I cannot turn my back to an old black man in his dementia whose land surrounded the church, who grew up in the church back when it was a black church, who wandered into a church meeting in his dementia. I cannot turn my back to him. I could not turn away from him and everyone else in the church did. I saw Jesus himself (the least of these). I didn't realize it at the time, but that gesture stood for all of Christendom in my heart. It was so symbolic it was metaphor. Basically, I lost respect. I couldn't talk about it. It nailed me to the cross. I never knew what to say or do after that. The people around me in the church turned hollow. My feelings for them dried up. Everything was different after that day, it just took a long time to see that was the kick-off moment. By the time I stopped going, I couldn't push the screen door open to leave the house for the car on Sunday morning. My parting was not particularly gracious, nor was it ungracious, but clumsy, not well thought out, hurt a lot of feelings. But I had to be honest. I told when I started the church there'd come a day I would leave. It was acceptable as a way to get me in, but not as a way to let me go. I saw the church something I would be growing through on my spiritual path and to see why Baba recommended going with the religion of my culture. I think I got a fair enough understanding. And I'm satisfied I gave it my all and remained true to who I am. It was of my own volition. Didn't have to. It was incredibly interesting until it died. It was a good foundation for understanding the culture I live in.

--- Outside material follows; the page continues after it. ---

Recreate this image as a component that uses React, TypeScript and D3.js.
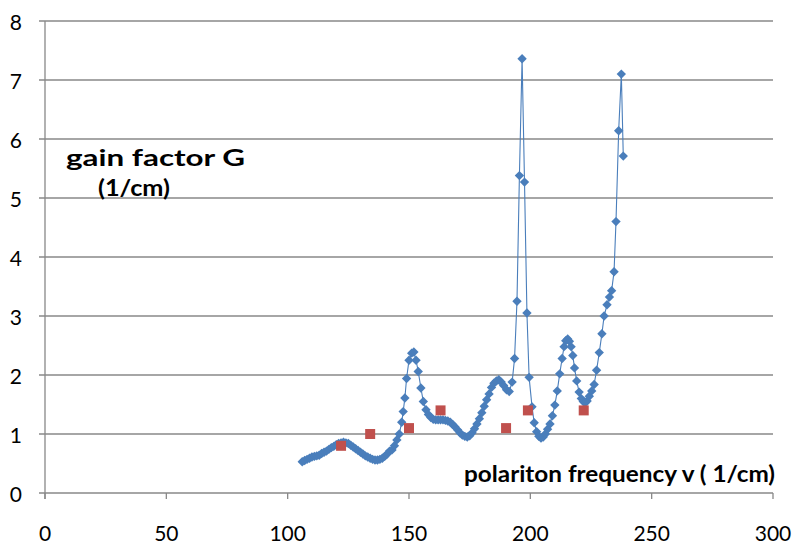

All through those years the preacher and I had an ongoing in-fun argument going that was never resolved. He told me it was my duty to go to church. I told him I don't do duty. I am not here about duty. I go to the church because I want to. When I stop wanting to, I'll stop going. That was not acceptable. It was my duty. No it's not. All through childhood I went to church by duty. I know what that means and I know what it's like. I don't do anything that's around God by duty. God is the life spirit itself. The spirit is not about duty. Mind is about duty. And duty for what? Put money in the collection plate? But Regular Baptists don't pass the plate. The point is, I can't accept duty in matters of the spirit. Of course, that goes against how many centuries of monastic tradition. I still maintain duty is of the mind, not the heart. The Old Baptist word for my way of thinking is Bold. Before the Age of Electricity I would have been heretical. I would not have spoken these thoughts. One more thing Meher Baba recommended that I fell in with automatically was to be unconventional, go your own way. How can one be in the world, not of the world conventionally? I don't need a preacher telling me what I'm doing wrong, disapproving. That kind of independence is not just bold, it's how it is. The most overlooked verse in the Bible: God is love.